Matthew Jagielski, Jonathan Ullman, Alina Oprea
TL;DR
This work interrogates whether DP-SGD's formal privacy guarantees reflect practical protection, proposing an empirical auditing framework based on data poisoning to derive lower bounds on the privacy parameter $\varepsilon$. By constructing poisoned datasets and using a classifier to distinguish DP-SGD outputs, the authors estimate $\varepsilon_{LB}$ and show it can be substantially tighter than prior privacy-attack estimates, revealing real-world privacy gaps. Central to their approach is ClipBKD, a clipping-aware backdoor poisoning attack that remains effective under gradient clipping and outperforms standard membership-inference and backdoor methods across multiple datasets. The results suggest that empirical attack-based auditing can complement analytical DP analyses, guiding parameter choices and highlighting the nuanced roles of clipping, initialization, and data distribution in practical privacy.

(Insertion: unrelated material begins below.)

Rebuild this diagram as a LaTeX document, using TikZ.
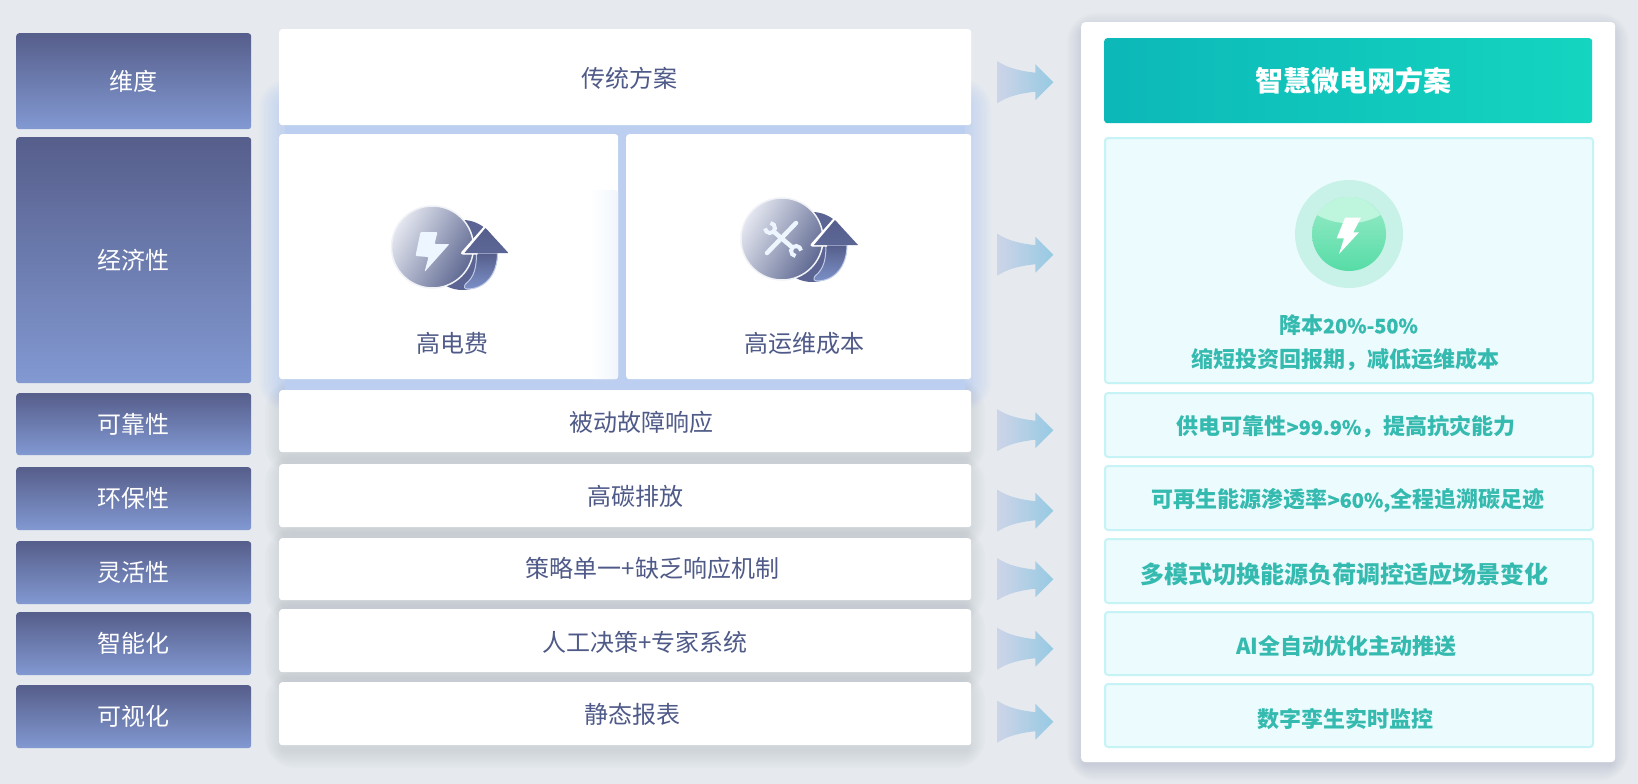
\documentclass[tikz,border=0pt]{standalone}
\usepackage{fontspec}
\setmainfont{Noto Sans CJK SC}
\newfontfamily\latinpart[FakeBold=0.3,Scale=0.9]{Noto Sans CJK SC}
\usetikzlibrary{calc}
\definecolor{pagebg}{HTML}{E6EAEE}
\definecolor{navytop}{HTML}{565E8B}
\definecolor{navybot}{HTML}{8299D2}
\definecolor{midtext}{HTML}{4F5A88}
\definecolor{tealtext}{HTML}{35BAB0}
\definecolor{cellfill}{HTML}{ECFBFD}
\definecolor{celledge}{HTML}{C6F3F5}
\definecolor{glowblue}{HTML}{A9C3EE}
\definecolor{gapblue}{HTML}{BCCFF0}
\definecolor{glowgray}{HTML}{8C92AC}
\definecolor{heada}{HTML}{0CB8B8}
\definecolor{headb}{HTML}{14D5C0}
\definecolor{arrowa}{HTML}{CDD4E8}
\definecolor{arrowb}{HTML}{96CAE3}
\definecolor{iconpale}{HTML}{EDF5FE}
\definecolor{discpale}{HTML}{E4E7F0}
\definecolor{discdark}{HTML}{5F6992}
\definecolor{ringgreen}{HTML}{C8F1E8}
\definecolor{ballhigh}{HTML}{9AEBC8}
\definecolor{balllow}{HTML}{56DCA6}
\definecolor{ballcap}{HTML}{BDF5DD}
\tikzset{
    dimbox/.style={rounded corners=3pt, text=white, font=\fontsize{24}{28}\selectfont,
        top color=navytop, bottom color=navybot, inner sep=0pt},
    midbox/.style={rounded corners=3pt, fill=white, inner sep=0pt},
    cellbox/.style={rounded corners=3pt, fill=cellfill, draw=celledge, line width=2pt, inner sep=0pt},
    midtxt/.style={text=midtext, font=\fontsize{24}{28}\selectfont},
    celltxt/.style={text=tealtext, font=\fontsize{22}{28}\selectfont\bfseries},
}
% node from two corners, in pixels of the reference
\newcommand{\boxnode}[6]{\node[#1, minimum width=#5-#3, minimum height=#6-#4, anchor=north west] (#2) at (#3,#4)}
% soft shadow made from stacked rectangles
\newcommand{\softshadow}[7]{%
  \foreach \k in {1,...,10}{
    \fill[#5, opacity=#6, rounded corners=\k*3pt]
      ($(#1,#2)-(\k*#7,\k*#7-5)$) rectangle ($(#3,#4)+(\k*#7,\k*#7+5)$);
  }}
\tikzset{
  pics/uparrow/.style={code={
    \fill[navytop!90!navybot] (30,8) circle (35);
    \shade[top color=navytop, bottom color=navybot!85!navytop, draw=navybot!50!white, line width=1pt]
      (44,6) .. controls (44,20) and (42,30) .. (33,37) .. controls (31,40) and (32,42) .. (35,42)
      .. controls (52,42) and (65,28) .. (65,6) -- cycle;
    \shade[top color=discpale, bottom color=discdark, shading angle=60, draw=white!92!navytop, line width=1.5pt]
      (0,0) circle (41);
    \draw[white, line width=3pt, line join=round] (45,6) -- (30,6) -- (53,-20);
    \shade[top color=navytop, bottom color=navytop!85!navybot] (53,-19) -- (76,6) -- (32,6) -- cycle;
  }},
  pics/boltmark/.style={code={
    \fill[iconpale, rounded corners=1pt] (-12,-15) -- (5,-15) -- (2,-3) -- (17,-3) -- (-8,25) -- (-4,10) -- (-17,9) -- cycle;
  }},
  pics/toolmark/.style={code={
    \draw[iconpale, line width=4.5pt, line cap=round] (-15,14) -- (14,-16);
    \draw[iconpale, line width=4.5pt] (-9,-8) -- (11,9);
    \draw[iconpale, line width=4pt] (-12,-11) ++(275:5) arc (275:535:5);
    \draw[iconpale, line width=4pt] (14,12) ++(95:5) arc (95:355:5);
  }},
  pics/greenbolt/.style={code={
    \fill[ringgreen] (0,0) circle (54);
    \shade[top color=ballhigh, bottom color=balllow] (0,0) circle (37);
    \fill[ballcap] (-32,-19) arc (210.7:329.3:37) .. controls (12,-8) and (-12,-8) .. cycle;
    \fill[white] (-4,-16.3) -- (12,-16.3) -- (4.3,-1.7) -- (10,-1.7) -- (-10,20) -- (-5,4.3) -- (-12.3,4.3) -- cycle;
  }},
  pics/flowarrow/.style={code={
    \shade[left color=arrowa, right color=arrowb]
      (0,-21) .. controls (10,-14) and (24,-11) .. (38,-9.5) -- (38,-18) -- (56,0) -- (38,18) -- (38,9.5)
      .. controls (24,11) and (10,14) .. (0,21) -- cycle;
  }},
}
\begin{document}
\begin{tikzpicture}[x=1pt,y=-1pt]
    \path[use as bounding box, fill=pagebg] (0,0) rectangle (1638,784);

    % glow behind the middle column
    \softshadow{285}{100}{965}{380}{glowblue}{0.065}{2.6}
    \softshadow{283}{392}{967}{452}{glowgray}{0.022}{1.8}
    \softshadow{283}{466}{967}{527}{glowgray}{0.022}{1.8}
    \softshadow{283}{540}{967}{600}{glowgray}{0.022}{1.8}
    \softshadow{283}{611}{967}{672}{glowgray}{0.022}{1.8}
    \softshadow{283}{684}{967}{745}{glowgray}{0.022}{1.8}
    \softshadow{1085}{26}{1611}{758}{glowgray}{0.03}{1.8}
    \fill[gapblue] (285,120) rectangle (965,135);
    \fill[gapblue] (285,375) rectangle (965,391);
    \fill[gapblue] (612,130) rectangle (632,380);

    % dimensions
    \boxnode{dimbox}{dimA}{16}{33}{251}{129} {维度};
    \boxnode{dimbox}{dimB}{16}{137}{251}{383} {经济性};
    \boxnode{dimbox}{dimC}{16}{393}{251}{455} {可靠性};
    \boxnode{dimbox}{dimD}{16}{467}{251}{530} {环保性};
    \boxnode{dimbox}{dimE}{16}{541}{251}{604} {灵活性};
    \boxnode{dimbox}{dimF}{16}{612}{251}{675} {智能化};
    \boxnode{dimbox}{dimG}{16}{685}{251}{748} {可视化};

    % traditional column
    \boxnode{midbox}{midA}{279}{29}{971}{125} {};
    \boxnode{midbox}{midBa}{279}{134}{618}{379} {};
    \boxnode{midbox}{midBb}{626}{134}{971}{379} {};
    \boxnode{midbox}{midC}{279}{390}{971}{452} {};
    \boxnode{midbox}{midD}{279}{464}{971}{527} {};
    \boxnode{midbox}{midE}{279}{538}{971}{600} {};
    \boxnode{midbox}{midF}{279}{609}{971}{672} {};
    \boxnode{midbox}{midG}{279}{682}{971}{745} {};
    \shade[left color=white, right color=glowblue!16!white, rounded corners=3pt] (590,190) rectangle (618,379);
    \node[midtxt] (textA) at (629.4,78) {传统方案};
    \node[midtxt] (costA) at (452,343) {高电费};
    \node[midtxt] (costB) at (804,343) {高运维成本};
    \node[midtxt] (textC) at (641,422) {被动故障响应};
    \node[midtxt] (textD) at (635.7,496.5) {高碳排放};
    \node[midtxt] (textE) at (652.4,568) {策略单一+缺乏响应机制};
    \node[midtxt] (textF) at (645,642.5) {人工决策+专家系统};
    \node[midtxt] (textG) at (632.5,714.5) {静态报表};
    \pic at (432.5,247) {uparrow};
    \pic at (432.5,247) {boltmark};
    \pic at (782,239) {uparrow};
    \pic at (782,239) {toolmark};

    % solution panel
    \node[fill=white, rounded corners=4pt, minimum width=534, minimum height=740, anchor=north west, inner sep=0pt] (panel) at (1081,22) {};
    \boxnode{rounded corners=3pt, left color=heada, right color=headb}{head}{1104}{38}{1592}{123} {};
    \boxnode{cellbox}{cellB}{1104}{137}{1592}{382} {};
    \boxnode{cellbox}{cellC}{1104}{392}{1592}{456} {};
    \boxnode{cellbox}{cellD}{1104}{465}{1592}{529} {};
    \boxnode{cellbox}{cellE}{1104}{538}{1592}{602} {};
    \boxnode{cellbox}{cellF}{1104}{611}{1592}{674} {};
    \boxnode{cellbox}{cellG}{1104}{683}{1592}{746} {};
    \node[text=white, font=\fontsize{28}{32}\selectfont\bfseries] (headtxt) at (1353,80.5) {智慧微电网方案};
    \pic at (1349,234) {greenbolt};
    \node[celltxt] (saveA) at (1348.5,325) {降本{\latinpart 20\%-50\%}};
    \node[celltxt] (saveB) at (1345.5,360) {缩短投资回报期，减低运维成本};
    \node[celltxt] (solC) at (1346,427) {供电可靠性{\latinpart >99.9\%}，提高抗灾能力};
    \node[celltxt] (solD) at (1348,500.4) {可再生能源渗透率{\latinpart >60\%,}全程追溯碳足迹};
    \node[celltxt, font=\fontsize{24}{28}\selectfont\bfseries] (solE) at (1344,574.5) {多模式切换能源负荷调控适应场景变化};
    \node[celltxt] (solF) at (1346.5,646.6) {AI全自动优化主动推送};
    \node[celltxt] (solG) at (1345.5,718.7) {数字孪生实时监控};

    % arrows between the columns
    \foreach \src/\dy in {midA/5,midBb/-2,midC/9,midD/15,midE/10,midF/8,midG/8}
        \pic at ($(\src.east)+(26,\dy)$) {flowarrow};
\end{tikzpicture}
\end{document}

The paper also demonstrates how the knowledge of $\varepsilon_{LB}$ can inform deployments by illustrating concrete privacy risks and prompting further theoretical refinements.
Abstract
We investigate whether Differentially Private SGD offers better privacy in practice than what is guaranteed by its state-of-the-art analysis. We do so via novel data poisoning attacks, which we show correspond to realistic privacy attacks. While previous work (Ma et al., arXiv 2019) proposed this connection between differential privacy and data poisoning as a defense against data poisoning, our use as a tool for understanding the privacy of a specific mechanism is new. More generally, our work takes a quantitative, empirical approach to understanding the privacy afforded by specific implementations of differentially private algorithms that we believe has the potential to complement and influence analytical work on differential privacy.